TASK GOAL:
Report only the number of lines that hold the word "matplotlib".

• • • • • • •

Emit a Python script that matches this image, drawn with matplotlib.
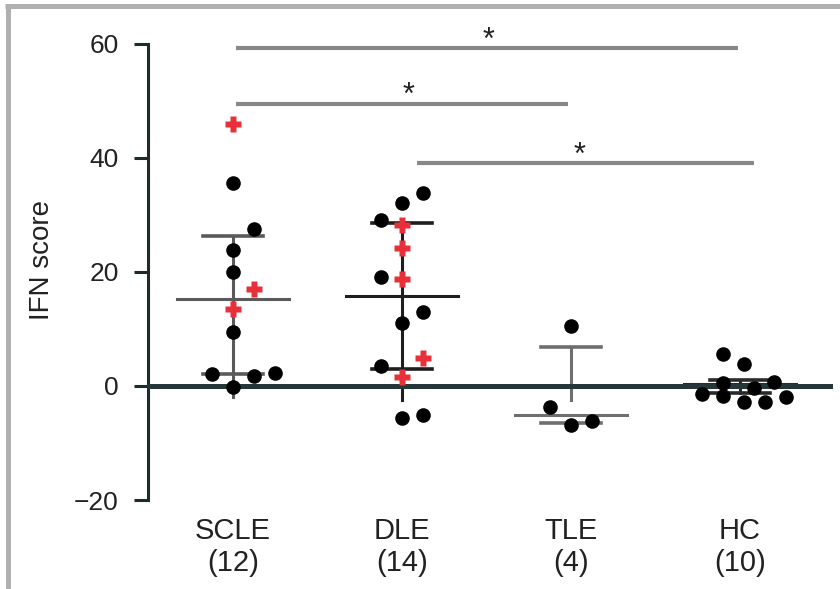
import matplotlib.pyplot as plt
from matplotlib.lines import Line2D

plt.rcParams['font.family'] = ['Liberation Sans', 'DejaVu Sans']

# groups
groups = ["SCLE", "DLE", "TLE", "HC"]
group_n = ["(12)", "(14)", "(4)", "(10)"]

# IFN scores per group (value, horizontal jitter, red = highlighted)
scle_vals = [46.0, 35.6, 27.5, 23.9, 20.0, 17.0, 13.5, 9.5, 2.1, 1.8, 2.3, -0.2]
scle_off = [0, 0, 0.125, 0, 0, 0.125, 0, 0, -0.125, 0.125, 0.25, 0]
scle_red = [1, 0, 0, 0, 0, 1, 1, 0, 0, 0, 0, 0]

dle_vals = [33.9, 32.1, 29.1, 28.2, 24.2, 19.1, 18.8, 13.0, 11.1, 4.9, 3.5, 1.6, -5.6, -5.1]
dle_off = [0.125, 0, -0.125, 0, 0, -0.125, 0, 0.125, 0, 0.125, -0.125, 0, 0, 0.125]
dle_red = [0, 0, 0, 1, 1, 0, 1, 0, 0, 1, 0, 1, 0, 0]

tle_vals = [10.5, -3.7, -6.8, -6.1]
tle_off = [0, -0.125, 0, 0.125]
tle_red = [0, 0, 0, 0]

hc_vals = [5.6, 3.9, 0.7, 0.5, -0.3, -1.4, -1.8, -2.8, -2.8, -1.9]
hc_off = [-0.1, 0.025, 0.2, -0.1, 0.085, -0.225, -0.1, 0.025, 0.145, 0.27]
hc_red = [0] * 10

values = [scle_vals, dle_vals, tle_vals, hc_vals]
offsets = [scle_off, dle_off, tle_off, hc_off]
reds = [scle_red, dle_red, tle_red, hc_red]

# median and interquartile range
medians = [15.3, 15.8, -5.1, 0.3]
q_low = [2.1, 3.0, -6.5, -1.2]
q_high = [26.3, 28.6, 6.9, 1.0]
stem_low = [-2.0, -2.5, -2.5, -1.2]
line_cols = ["#5a5a5a", "#1e1e1e", "#6e6e6e", "#2a2a2a"]

# significance brackets (from, to, y)
sig_x1 = [0.02, 0.02, 1.09]
sig_x2 = [2.99, 1.98, 3.08]
sig_y = [59.3, 49.5, 39.1]
sig_star_x = [1.51, 1.04, 2.05]

fig = plt.figure(figsize=(8.4, 5.89), dpi=100)
ax = fig.add_axes([148 / 840, 89 / 589, 685 / 840, 480 / 589])

for i in range(len(groups)):
    # whisker + median line
    ax.plot([i, i], [stem_low[i], q_high[i]], color=line_cols[i], lw=2.2, zorder=2)
    ax.plot([i - 0.33, i + 0.33], [medians[i], medians[i]], color=line_cols[i], lw=2.2, zorder=2)
    for q in (q_low[i], q_high[i]):
        ax.plot([i - 0.18, i + 0.18], [q, q], color=line_cols[i], lw=2.6, zorder=2)

    for v, o, r in zip(values[i], offsets[i], reds[i]):
        if r:
            ax.plot(i + o, v, marker='P', ms=11, color='#e8303a', mec='none', zorder=5)
        else:
            ax.plot(i + o, v, marker='o', ms=10.5, color='black', mec='none', zorder=4)

ax.axhline(0, color='#26373a', lw=3.6, zorder=3)

for x1, x2, y, sx in zip(sig_x1, sig_x2, sig_y, sig_star_x):
    ax.plot([x1, x2], [y, y], color='#888888', lw=3, solid_capstyle='butt')
    ax.text(sx, y + 1.3, "*", ha='center', va='center', fontsize=22, color='#222222')

ax.set_xlim(-0.503, 3.55)
ax.set_ylim(-20, 64.2)
ax.set_yticks([-20, 0, 20, 40, 60])
ax.set_yticklabels(["\u221220", "0", "20", "40", "60"])
ax.set_xticks(range(4))
ax.set_xticklabels([g + "\n" + n for g, n in zip(groups, group_n)], linespacing=1.2)
ax.tick_params(axis='y', length=10, width=2.2, color='#1f2a2a', labelsize=19, pad=11, labelcolor='#222222')
ax.tick_params(axis='x', length=0, labelsize=21, pad=12, labelcolor='#222222')

for s in ['top', 'right', 'bottom']:
    ax.spines[s].set_visible(False)
ax.spines['left'].set_bounds(-20, 60)
ax.spines['left'].set_linewidth(2.2)
ax.spines['left'].set_color('#1f2a2a')

ax.set_ylabel("IFN score", fontsize=20, color='#222222', labelpad=14)

# grey frame on the left and top edges
fig.add_artist(Line2D([7.5 / 840, 7.5 / 840], [0, 1 - 4 / 589], color='#b0b0b0', lw=3.6,
                      transform=fig.transFigure, solid_capstyle='butt'))
fig.add_artist(Line2D([5 / 840, 1], [1 - 6 / 589, 1 - 6 / 589], color='#b0b0b0', lw=3.6,
                      transform=fig.transFigure, solid_capstyle='butt'))

fig.savefig("out.png", dpi=100)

• • • • • • •

EXERCISE ANSWER:
3